Dobson menyihir saya dengan kata-kata ‘dengarkan semesta—itu adalah kemungkinan tatanan/kerangka ketiadaan bisa ditangkap oleh mata batin’ (yang tidak terjelaskan letaknya namun setiap orang melakukan klaim atas wilayah dan kepemilikannya). Tatanan, sebuah ‘struktur’ dimana ‘dunia’ ada, berada, diadakan, mengada, yang kemudian kita tercemplung di dalamnya dan tekun membuat ketegori (tepatnya dikenalkan oleh ‘parent’ tentang segala hal, batasan, hukuman, sanksi dan sangsi, ‘parent’ yang ‘di atas’, jika merujuk tempat, jika merujuk ruang ia menjadi ‘atap’ dan ‘sangat diharapkan’ berfungsi sebagai atap), mensistematisasikannya, walaupun terkadang gagap juga untuk-menarik-ulur, membuang-pungut, seperti kelakar David tentang subversi. Jika bisa, atap diganti, sebaiknya diganti jika sudah bocor. Atap bocor ini pula yang kemudian dimaknai oleh sebagian yang lahir kemudian sebagai keusangan (sekarang atap bocor sering disebabkan salah-pasang, salah konstruksi, atau produk gagal sebuah ‘proyek rakit-ulang’). Maka setiap peristiwa baik yang ada secara harafiah dan ada secara batiniah (bisa dibaca sebagai tidak ada jika suka) tetap bisa dibongkar, seperti argumen di pengadilan yang ‘mengada-ada’ atau bukti dalam pansus century yang ‘ada’ namun penuh kepentingan politik, seperti halnya pernyataan ‘tidak tahu’ yang juga mengandung ‘pengetahuan yang disembunyikan’, maka ‘peristiwa yang menjadi teks’ tersebut dapat diperluas semua kemungkinannya, bahkan menjadi tiada atau sama sekali tidak relevan dengan ‘dunia nyata’, semacam ‘benar’ yang cuma disebabkan oleh otoritas hakim atau membongkar imaji jaksa dengan menghadirkan kenyataan lain, semisal kekuasaan yang menjadi atap sang jaksa, atau ‘menghadirkan’ kartun Benny and Mice, Panji Koming sebagai ‘suatu teks yang menjadi peristiwa’, yang memiliki ‘rasa kolektif’atau mewakili perasaan orang kebanyakan (Hal yang sama bisa juga dikenakan oleh syair Bojo Loro tentang perasaan perempuan, tapi saya tetap jarang bahkan belum pernah membaca kartunis perempuan dalam comicstrip harian di Indonesia-entah jika memakai alias).
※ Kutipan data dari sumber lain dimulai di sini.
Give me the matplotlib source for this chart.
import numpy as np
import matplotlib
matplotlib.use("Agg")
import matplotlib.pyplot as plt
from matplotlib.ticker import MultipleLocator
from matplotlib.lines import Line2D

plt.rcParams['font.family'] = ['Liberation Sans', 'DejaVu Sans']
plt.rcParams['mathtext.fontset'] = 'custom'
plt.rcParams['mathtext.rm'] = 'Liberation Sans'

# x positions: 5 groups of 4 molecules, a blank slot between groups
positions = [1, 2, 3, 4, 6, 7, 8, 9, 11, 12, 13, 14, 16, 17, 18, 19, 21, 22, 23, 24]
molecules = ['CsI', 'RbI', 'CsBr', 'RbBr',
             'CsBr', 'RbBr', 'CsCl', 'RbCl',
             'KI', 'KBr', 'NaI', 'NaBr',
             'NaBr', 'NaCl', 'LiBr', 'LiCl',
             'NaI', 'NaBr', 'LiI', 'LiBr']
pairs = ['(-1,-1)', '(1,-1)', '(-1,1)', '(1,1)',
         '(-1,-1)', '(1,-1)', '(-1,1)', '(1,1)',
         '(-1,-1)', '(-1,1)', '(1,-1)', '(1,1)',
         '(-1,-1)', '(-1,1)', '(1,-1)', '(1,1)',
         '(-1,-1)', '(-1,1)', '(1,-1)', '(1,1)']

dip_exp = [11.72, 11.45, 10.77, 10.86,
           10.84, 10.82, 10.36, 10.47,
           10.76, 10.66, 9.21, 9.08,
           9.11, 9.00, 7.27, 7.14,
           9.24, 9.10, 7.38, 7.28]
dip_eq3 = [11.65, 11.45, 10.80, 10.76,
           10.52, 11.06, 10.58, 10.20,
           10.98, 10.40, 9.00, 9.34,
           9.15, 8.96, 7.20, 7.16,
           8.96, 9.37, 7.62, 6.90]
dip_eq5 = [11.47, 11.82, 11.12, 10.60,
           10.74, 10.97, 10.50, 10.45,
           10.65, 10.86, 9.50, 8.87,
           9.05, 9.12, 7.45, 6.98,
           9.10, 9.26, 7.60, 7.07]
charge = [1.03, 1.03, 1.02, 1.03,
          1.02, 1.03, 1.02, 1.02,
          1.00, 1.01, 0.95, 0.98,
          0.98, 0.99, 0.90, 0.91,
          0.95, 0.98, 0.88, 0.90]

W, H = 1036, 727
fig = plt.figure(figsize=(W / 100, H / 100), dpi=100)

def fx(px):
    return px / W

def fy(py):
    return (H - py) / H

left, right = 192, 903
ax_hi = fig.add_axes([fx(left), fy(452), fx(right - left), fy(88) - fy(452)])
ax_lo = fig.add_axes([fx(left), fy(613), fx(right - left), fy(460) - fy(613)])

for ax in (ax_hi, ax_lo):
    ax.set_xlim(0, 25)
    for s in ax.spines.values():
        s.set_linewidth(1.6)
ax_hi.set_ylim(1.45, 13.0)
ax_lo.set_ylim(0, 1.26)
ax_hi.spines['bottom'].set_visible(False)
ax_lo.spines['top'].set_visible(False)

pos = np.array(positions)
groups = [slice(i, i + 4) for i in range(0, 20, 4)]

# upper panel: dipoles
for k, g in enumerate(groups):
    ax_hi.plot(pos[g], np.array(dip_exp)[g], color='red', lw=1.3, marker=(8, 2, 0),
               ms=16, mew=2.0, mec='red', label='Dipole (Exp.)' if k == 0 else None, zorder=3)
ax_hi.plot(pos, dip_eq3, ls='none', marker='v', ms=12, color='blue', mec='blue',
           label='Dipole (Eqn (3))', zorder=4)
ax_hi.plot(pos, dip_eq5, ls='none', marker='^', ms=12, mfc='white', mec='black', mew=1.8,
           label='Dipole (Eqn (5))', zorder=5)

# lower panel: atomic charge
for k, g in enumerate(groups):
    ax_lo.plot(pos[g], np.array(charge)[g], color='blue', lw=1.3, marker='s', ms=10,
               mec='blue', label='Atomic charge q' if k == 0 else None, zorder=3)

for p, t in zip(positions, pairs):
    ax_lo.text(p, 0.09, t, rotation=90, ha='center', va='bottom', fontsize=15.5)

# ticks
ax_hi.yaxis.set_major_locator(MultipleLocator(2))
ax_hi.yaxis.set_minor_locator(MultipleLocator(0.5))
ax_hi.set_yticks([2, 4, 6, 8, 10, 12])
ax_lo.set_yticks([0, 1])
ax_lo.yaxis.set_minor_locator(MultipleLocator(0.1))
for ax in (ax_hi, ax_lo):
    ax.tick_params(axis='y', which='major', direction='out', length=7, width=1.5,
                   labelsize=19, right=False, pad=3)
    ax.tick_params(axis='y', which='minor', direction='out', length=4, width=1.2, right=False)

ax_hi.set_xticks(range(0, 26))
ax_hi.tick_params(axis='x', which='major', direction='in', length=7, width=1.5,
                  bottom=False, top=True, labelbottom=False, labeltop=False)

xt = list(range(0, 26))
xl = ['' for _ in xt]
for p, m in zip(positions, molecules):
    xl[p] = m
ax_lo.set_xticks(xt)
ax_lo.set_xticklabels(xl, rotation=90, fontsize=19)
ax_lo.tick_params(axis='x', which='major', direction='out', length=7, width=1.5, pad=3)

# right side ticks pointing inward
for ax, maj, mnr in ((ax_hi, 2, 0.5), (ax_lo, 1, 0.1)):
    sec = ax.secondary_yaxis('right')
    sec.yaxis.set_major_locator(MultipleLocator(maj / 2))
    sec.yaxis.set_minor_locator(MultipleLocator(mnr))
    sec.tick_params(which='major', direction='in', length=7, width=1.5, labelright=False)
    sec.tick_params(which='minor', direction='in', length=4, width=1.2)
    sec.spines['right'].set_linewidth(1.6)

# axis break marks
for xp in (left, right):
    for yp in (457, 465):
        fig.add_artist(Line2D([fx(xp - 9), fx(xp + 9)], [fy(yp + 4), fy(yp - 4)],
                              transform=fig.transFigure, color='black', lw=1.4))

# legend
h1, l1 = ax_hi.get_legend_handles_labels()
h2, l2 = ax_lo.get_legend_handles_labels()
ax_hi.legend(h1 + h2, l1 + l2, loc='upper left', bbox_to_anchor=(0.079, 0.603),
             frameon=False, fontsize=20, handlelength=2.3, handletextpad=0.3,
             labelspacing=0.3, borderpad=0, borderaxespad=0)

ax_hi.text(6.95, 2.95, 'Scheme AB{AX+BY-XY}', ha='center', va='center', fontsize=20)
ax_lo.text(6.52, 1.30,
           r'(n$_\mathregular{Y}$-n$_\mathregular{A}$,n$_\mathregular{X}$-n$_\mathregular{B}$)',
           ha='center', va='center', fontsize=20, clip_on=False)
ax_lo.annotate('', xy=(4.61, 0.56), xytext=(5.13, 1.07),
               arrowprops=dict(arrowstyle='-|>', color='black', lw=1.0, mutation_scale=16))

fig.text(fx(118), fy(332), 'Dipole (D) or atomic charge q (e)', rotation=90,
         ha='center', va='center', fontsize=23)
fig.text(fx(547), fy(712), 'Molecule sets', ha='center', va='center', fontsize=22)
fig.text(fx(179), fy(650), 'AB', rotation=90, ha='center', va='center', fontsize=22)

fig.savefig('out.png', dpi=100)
Kegagalan polisi dalam menafsir dan mengamati (atas kasus yang dialami kawan saya, seorang editor yang oleh hakim dinyatakan ‘luka yang Anda alami karena kekerasan polisi tidak mempengaruhi kerja Anda sebagai editor’dan suatu peristiwa lain terjadi karena hal ini, yaitu permintaan maaf dari istri-istri para polisi yang menggebuk kawan saya) tentu selalu dapat dihubungkan dengan ‘metafora’ barang bukti yang diadakan di persidangan (pengadilan, kantor polisi, dan razia jalanan) dengan menyebut kasus semisal seorang kawan dekat yang tiba-tiba dianggap sebagai ‘pengedar ganja’ karena ‘kenal dengan bandar ganja’. Atau berita acara pemeriksaan yang merupakan (serupa) fiksi. Kenyataan bahwa David Tobing ‘ada’ sudah cukup bagi saya untuk menanggapi undangannya untuk masuk pada tulisan yang busyet deh.


Dobson, Rosemary. Menyeberangi Batas: Renungan Atas Sebuah Sajak Zbigniew Herbert, dalam kumpulan sajak Mendorong Jack Kuntikunti: Sepilihan Sajak Dari Australia. YOI, 1991.